On Wed, Sep 21, 2011 at 2:52 PM, David Rosenstrauch <darose@darose.net>wrote:
On 09/21/2011 12:29 PM, Barton wrote:
Beginning this year, Ukraine is switching to year-round DST and will permanently reside in UTC+3 timezone (where it is now). Normally, the switch to UTC+2 would have occurred some time in October, but no longer.
How would Arch Linux handle it for the users who do not have NTP configured? Would Arch somehow know not to switch the clock this year or should zoneinfo file for Kiev be updated to reflect this change and to avoid users' clocks being skewed?

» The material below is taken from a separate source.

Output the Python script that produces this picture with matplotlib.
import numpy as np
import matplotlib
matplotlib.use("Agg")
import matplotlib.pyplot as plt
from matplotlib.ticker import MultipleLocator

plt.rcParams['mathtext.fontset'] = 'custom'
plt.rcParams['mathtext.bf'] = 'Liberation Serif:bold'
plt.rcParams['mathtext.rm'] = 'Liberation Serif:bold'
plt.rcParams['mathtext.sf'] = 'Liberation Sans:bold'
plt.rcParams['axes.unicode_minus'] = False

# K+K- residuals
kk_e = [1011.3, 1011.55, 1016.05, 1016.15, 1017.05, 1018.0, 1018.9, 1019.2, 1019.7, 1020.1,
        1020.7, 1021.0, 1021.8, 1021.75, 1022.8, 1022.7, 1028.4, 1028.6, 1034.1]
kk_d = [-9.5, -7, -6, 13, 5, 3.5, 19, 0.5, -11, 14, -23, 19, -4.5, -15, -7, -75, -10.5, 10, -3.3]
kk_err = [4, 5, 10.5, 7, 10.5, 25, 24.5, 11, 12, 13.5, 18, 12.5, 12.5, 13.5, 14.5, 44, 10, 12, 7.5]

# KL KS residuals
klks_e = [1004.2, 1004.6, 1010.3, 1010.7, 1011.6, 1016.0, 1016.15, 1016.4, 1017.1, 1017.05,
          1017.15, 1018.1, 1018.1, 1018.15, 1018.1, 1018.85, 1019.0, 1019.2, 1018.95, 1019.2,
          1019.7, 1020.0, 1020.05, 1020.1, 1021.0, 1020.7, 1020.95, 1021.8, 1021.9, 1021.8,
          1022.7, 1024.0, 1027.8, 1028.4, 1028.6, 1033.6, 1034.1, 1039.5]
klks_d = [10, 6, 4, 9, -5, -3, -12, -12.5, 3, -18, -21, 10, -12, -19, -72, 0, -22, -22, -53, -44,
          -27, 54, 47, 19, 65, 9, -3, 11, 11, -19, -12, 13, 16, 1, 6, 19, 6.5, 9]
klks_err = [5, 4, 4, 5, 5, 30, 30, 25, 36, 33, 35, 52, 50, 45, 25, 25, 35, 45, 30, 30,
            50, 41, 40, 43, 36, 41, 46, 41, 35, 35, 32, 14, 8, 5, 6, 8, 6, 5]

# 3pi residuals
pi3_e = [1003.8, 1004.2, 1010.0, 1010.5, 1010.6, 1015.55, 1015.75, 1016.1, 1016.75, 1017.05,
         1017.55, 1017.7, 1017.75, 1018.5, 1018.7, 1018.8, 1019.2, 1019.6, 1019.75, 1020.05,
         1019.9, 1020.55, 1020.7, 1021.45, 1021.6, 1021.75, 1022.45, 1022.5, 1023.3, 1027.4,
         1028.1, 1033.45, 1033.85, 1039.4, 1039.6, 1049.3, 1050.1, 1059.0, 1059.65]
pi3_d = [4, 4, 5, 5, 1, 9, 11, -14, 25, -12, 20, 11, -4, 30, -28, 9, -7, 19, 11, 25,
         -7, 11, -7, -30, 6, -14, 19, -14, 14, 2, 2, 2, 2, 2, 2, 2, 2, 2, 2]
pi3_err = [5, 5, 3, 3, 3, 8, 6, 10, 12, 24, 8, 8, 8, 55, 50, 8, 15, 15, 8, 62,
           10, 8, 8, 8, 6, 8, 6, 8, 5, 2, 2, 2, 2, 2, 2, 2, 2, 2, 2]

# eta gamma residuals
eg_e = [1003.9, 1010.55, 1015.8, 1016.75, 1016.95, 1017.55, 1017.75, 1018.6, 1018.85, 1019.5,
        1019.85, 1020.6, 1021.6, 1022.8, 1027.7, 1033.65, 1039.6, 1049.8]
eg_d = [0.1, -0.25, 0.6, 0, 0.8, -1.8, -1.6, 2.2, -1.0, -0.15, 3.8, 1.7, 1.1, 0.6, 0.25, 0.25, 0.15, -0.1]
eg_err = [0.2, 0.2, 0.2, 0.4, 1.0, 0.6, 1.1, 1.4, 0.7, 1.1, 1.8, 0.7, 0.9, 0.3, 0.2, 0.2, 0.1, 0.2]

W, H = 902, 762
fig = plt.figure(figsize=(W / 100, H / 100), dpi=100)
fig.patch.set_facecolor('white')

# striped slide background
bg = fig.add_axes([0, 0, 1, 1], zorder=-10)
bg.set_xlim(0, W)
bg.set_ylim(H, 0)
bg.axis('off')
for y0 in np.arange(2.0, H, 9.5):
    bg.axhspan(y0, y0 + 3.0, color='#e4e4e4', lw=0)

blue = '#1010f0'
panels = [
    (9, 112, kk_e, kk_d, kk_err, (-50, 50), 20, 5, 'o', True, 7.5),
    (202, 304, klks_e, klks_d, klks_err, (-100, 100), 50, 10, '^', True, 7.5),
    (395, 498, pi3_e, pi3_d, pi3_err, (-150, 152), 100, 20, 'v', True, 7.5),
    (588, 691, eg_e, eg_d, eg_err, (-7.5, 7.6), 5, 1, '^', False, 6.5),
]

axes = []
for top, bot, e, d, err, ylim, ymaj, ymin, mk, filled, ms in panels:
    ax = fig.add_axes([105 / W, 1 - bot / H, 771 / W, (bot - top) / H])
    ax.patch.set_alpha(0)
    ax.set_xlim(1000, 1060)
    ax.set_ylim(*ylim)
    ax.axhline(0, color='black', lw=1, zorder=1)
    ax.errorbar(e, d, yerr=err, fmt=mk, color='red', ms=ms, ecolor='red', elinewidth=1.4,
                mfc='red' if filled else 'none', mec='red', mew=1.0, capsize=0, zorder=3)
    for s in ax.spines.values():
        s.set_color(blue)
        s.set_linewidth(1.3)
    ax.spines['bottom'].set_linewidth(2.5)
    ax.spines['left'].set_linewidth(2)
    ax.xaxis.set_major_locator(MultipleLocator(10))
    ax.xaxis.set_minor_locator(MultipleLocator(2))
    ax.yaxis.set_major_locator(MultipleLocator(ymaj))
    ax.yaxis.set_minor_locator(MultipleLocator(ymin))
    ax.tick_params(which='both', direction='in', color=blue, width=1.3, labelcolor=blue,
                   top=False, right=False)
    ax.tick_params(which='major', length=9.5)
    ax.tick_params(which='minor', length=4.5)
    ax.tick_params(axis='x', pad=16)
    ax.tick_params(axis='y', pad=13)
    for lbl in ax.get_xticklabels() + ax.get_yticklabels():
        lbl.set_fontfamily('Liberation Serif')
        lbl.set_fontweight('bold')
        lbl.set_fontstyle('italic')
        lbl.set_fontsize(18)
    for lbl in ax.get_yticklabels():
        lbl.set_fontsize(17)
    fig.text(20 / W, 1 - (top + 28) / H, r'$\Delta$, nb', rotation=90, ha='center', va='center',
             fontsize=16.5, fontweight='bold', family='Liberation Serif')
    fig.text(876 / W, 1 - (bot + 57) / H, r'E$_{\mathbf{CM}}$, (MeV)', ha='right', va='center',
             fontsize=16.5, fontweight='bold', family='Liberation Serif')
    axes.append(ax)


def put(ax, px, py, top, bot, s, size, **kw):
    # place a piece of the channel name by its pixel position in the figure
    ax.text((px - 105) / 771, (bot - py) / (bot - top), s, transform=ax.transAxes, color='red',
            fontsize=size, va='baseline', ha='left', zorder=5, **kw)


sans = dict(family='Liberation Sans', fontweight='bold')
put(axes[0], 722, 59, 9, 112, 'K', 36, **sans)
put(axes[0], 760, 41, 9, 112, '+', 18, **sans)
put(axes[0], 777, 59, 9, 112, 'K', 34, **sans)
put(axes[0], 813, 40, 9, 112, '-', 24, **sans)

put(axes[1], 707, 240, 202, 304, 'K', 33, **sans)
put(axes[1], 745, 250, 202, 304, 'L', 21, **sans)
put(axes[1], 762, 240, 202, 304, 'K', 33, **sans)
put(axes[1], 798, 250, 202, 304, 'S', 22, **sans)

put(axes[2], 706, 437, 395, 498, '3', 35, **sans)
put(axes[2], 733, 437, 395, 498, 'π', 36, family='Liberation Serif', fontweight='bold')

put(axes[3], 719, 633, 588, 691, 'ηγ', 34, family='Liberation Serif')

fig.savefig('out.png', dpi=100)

It looks like there's a fix to the tzdata package in the works to deal with this:
https://groups.google.com/**group/linux.debian.bugs.dist/** browse_thread/thread/**a44d60ddb9bb6620?pli=1<https://groups.google.com/group/linux.debian.bugs.dist/browse_thread/thread/a44d60ddb9bb6620?pli=1>
So presumably, once that fix gets released upstream, Arch would pick it up soon after.
DR
You can check the current DST dates with "zgrep -v /etc/localtime | grep 2011" Once you get the updated package you can copy the new zoneinfo file from /usr/share/zoneinfo to /etc/localtime. John F.